The agency, which is based in Bern and comprises 192 member countries, sets lower prices for bulky letters and small parcels coming from emerging and developing countries, a group that still includes China.

This week's three-day meeting marks only the third extraordinary congress to be held in the UPU's 145-year-history.

Navarro has maintained that under the current system it costs more to send a package from Los Angeles to New York than from Beijing to New York, putting US small businesses and manufacturers at an unfair disadvantage.

According to Washington, it costs the US $300-500 million annually under the current system.

- 'Very real money' -

That is "very, very real money", Navarro told several journalists Monday evening.

Navarro told Tuesday's meeting that "there are only two acceptable outcomes" of the talks.

Both options involve the US postal service immediately being allowed to charge similar rates for delivering packages from abroad to those it charges for domestic mailers.

The US would prefer a system in which all members of the UPU be allowed to "immediately self-declare rates", he said, but added that Washington was willing to accept a "multi-speed option", under which other countries could move over to self-declared rates gradually over a five-year period.

A number of other countries also spoke out in favour of serious reform Tuesday.

"It is clear that the current system doesn't work for all countries," South Africa's Minister of Communications Stella Ndabeni-Abrahams told the assembly, while the Australian representative urged countries to agree on a "more equitable and more sustainable" system.

A Chinese representative meanwhile said his country supported "reform" but would like to see a "feasible and balanced solution", and to "prevent irrational practice."

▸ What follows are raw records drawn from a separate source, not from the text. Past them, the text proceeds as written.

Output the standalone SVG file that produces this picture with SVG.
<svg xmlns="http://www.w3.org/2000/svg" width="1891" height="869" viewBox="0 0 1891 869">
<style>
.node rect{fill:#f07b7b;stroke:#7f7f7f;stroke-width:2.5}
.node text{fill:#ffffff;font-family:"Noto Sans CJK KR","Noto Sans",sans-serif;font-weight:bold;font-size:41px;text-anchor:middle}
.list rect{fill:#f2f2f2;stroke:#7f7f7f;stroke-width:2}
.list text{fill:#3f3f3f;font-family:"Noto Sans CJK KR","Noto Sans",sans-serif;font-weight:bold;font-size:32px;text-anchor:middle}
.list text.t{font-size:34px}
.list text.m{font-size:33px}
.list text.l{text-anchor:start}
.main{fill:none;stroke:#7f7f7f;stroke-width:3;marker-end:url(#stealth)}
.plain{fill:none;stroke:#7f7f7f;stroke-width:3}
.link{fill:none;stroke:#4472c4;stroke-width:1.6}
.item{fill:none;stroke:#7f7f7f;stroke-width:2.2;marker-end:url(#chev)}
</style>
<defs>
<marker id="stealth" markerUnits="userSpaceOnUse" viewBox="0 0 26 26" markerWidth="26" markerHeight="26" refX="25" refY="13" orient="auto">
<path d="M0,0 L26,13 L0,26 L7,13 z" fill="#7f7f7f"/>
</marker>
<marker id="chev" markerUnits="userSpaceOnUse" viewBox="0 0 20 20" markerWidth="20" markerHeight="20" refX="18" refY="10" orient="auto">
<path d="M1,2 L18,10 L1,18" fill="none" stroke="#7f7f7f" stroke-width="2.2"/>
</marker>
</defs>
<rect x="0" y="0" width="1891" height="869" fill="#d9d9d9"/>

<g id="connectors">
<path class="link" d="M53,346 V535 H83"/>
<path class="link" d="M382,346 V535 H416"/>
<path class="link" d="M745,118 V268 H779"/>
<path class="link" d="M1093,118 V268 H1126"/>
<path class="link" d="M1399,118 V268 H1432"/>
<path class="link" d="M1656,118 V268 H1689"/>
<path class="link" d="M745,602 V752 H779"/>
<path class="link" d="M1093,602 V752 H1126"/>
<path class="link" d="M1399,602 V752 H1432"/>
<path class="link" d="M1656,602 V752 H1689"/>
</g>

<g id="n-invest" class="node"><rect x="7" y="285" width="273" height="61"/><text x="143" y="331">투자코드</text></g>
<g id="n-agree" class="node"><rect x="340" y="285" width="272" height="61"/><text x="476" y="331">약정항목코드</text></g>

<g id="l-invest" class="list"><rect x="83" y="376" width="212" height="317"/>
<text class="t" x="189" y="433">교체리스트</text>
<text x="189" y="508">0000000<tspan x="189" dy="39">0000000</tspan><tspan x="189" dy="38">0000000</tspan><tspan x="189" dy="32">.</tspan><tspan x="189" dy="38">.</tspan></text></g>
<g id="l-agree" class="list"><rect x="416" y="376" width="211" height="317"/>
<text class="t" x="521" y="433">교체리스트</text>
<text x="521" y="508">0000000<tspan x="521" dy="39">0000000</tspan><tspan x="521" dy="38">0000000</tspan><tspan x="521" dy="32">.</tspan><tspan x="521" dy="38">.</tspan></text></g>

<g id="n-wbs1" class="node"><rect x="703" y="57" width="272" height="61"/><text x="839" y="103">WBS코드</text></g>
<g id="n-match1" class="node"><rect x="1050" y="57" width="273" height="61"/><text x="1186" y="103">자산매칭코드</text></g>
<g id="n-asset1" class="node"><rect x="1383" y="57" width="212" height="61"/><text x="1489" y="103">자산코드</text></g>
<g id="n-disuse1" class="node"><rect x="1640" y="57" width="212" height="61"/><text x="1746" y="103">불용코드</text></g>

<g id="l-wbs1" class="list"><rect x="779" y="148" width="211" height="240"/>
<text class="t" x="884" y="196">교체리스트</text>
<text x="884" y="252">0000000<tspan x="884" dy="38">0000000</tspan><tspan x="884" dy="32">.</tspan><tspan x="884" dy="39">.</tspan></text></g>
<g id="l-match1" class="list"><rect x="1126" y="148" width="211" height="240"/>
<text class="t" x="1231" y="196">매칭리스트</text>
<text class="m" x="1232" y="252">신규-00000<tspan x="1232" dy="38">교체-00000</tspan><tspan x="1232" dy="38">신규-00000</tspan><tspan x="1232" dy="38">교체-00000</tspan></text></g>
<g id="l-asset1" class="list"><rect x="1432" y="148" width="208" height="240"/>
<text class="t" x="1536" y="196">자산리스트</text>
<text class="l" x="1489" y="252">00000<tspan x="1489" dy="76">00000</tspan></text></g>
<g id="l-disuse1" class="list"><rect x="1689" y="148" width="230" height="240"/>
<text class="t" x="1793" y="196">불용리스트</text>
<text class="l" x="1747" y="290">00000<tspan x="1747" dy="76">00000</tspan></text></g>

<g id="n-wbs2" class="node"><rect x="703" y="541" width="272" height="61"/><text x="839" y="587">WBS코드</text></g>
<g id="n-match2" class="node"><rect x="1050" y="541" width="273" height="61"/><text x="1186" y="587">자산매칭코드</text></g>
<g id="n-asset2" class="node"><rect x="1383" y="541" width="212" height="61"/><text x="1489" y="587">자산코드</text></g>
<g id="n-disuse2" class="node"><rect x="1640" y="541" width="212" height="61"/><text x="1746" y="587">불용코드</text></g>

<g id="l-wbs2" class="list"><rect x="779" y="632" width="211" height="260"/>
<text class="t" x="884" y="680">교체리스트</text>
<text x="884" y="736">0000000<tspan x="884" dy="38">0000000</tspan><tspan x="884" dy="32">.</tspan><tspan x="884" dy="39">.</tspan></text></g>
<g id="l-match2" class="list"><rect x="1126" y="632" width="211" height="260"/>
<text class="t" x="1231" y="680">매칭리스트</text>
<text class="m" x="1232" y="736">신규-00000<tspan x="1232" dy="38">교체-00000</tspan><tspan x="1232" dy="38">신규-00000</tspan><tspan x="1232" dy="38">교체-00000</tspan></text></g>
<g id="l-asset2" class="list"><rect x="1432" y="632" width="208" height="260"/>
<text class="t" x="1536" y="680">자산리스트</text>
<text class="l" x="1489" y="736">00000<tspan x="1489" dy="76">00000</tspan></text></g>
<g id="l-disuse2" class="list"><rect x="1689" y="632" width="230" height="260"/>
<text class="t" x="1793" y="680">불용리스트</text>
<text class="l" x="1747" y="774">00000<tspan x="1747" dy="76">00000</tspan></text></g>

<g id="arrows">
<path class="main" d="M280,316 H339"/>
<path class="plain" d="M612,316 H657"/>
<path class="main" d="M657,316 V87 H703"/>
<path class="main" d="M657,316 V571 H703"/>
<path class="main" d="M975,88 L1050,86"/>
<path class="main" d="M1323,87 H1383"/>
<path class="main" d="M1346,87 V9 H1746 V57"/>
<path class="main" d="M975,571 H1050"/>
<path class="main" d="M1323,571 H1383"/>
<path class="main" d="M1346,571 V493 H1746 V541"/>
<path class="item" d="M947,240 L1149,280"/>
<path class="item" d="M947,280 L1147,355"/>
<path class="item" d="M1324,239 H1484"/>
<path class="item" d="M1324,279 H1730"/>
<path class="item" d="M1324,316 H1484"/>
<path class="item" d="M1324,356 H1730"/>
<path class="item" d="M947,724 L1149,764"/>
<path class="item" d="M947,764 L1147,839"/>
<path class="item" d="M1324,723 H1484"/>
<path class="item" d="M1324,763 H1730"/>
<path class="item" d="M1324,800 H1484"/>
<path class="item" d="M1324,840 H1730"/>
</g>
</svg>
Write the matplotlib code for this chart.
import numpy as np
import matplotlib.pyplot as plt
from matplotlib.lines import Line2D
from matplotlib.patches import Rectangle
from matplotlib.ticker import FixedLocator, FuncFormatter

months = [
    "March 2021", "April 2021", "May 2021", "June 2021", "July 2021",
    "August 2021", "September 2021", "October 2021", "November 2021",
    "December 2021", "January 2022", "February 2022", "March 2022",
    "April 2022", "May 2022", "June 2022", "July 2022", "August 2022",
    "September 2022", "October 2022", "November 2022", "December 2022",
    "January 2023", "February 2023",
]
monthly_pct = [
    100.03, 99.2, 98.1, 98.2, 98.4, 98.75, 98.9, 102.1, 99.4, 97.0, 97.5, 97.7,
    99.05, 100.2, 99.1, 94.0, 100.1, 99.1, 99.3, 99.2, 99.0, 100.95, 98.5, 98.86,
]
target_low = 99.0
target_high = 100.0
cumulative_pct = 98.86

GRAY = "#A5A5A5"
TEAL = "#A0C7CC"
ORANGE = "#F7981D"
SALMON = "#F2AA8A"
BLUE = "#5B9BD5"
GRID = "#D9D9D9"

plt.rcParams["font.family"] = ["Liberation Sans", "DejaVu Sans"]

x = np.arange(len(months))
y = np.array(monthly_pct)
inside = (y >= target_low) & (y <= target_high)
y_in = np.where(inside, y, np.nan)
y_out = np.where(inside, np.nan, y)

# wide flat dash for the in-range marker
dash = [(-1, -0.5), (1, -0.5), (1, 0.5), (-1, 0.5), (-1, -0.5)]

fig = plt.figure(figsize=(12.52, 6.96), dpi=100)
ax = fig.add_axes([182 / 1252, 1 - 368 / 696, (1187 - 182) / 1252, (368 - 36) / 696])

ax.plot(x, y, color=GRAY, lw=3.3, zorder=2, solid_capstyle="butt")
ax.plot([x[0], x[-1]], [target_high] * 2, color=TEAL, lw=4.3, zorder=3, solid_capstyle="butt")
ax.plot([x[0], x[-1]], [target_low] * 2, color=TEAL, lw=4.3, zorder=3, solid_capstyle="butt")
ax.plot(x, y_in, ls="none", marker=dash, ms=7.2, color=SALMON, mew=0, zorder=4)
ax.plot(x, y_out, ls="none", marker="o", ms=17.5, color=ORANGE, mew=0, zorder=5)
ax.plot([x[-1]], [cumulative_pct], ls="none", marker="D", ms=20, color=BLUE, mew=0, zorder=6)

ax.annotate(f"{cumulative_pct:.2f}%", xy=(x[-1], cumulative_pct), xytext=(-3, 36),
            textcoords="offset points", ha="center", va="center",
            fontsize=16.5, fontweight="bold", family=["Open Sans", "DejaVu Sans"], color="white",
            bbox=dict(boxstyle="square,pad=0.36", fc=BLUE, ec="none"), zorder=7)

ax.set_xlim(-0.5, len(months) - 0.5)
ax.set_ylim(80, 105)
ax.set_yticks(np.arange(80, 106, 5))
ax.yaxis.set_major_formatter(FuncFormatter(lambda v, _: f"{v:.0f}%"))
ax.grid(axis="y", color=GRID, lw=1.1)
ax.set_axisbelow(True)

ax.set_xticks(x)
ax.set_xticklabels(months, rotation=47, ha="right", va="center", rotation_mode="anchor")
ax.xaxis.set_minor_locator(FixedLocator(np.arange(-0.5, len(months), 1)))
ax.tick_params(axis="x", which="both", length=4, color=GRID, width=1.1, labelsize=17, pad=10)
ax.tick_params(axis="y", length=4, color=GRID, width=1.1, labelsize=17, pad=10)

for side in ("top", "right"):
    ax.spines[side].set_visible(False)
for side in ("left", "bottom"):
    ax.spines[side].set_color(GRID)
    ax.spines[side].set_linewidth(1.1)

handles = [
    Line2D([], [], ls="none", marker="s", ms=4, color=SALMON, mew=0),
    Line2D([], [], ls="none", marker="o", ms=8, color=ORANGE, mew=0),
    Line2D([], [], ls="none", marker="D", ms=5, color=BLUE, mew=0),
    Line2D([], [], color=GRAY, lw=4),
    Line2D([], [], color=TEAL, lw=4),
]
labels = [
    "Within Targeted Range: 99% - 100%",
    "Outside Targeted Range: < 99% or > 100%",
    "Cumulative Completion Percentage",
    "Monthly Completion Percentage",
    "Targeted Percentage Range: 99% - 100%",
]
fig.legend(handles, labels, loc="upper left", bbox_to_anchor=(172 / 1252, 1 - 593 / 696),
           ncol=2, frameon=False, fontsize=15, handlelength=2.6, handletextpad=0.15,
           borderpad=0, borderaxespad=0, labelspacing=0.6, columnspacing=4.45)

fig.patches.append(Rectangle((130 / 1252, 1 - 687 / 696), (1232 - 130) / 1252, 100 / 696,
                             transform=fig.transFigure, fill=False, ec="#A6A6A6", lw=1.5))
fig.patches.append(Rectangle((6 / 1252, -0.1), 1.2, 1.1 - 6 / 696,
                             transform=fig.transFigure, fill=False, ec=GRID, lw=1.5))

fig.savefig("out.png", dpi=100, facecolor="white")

If no deal is reached and the US withdraws, it is unclear what the impact would be.

eBay at least appears concerned, with its grassroots network recently cautioning that such a move could lead to "increased costs and service disruptions, and global mail delivery could even come to a halt."

Warnings have also been sounded about the implications for US military members abroad sending packages home, and for Americans abroad wanting to participate in elections by sending postal ballots home.

Navarro insisted to journalists that Washington anticipates "absolutely no disruption in military, election and holiday mail."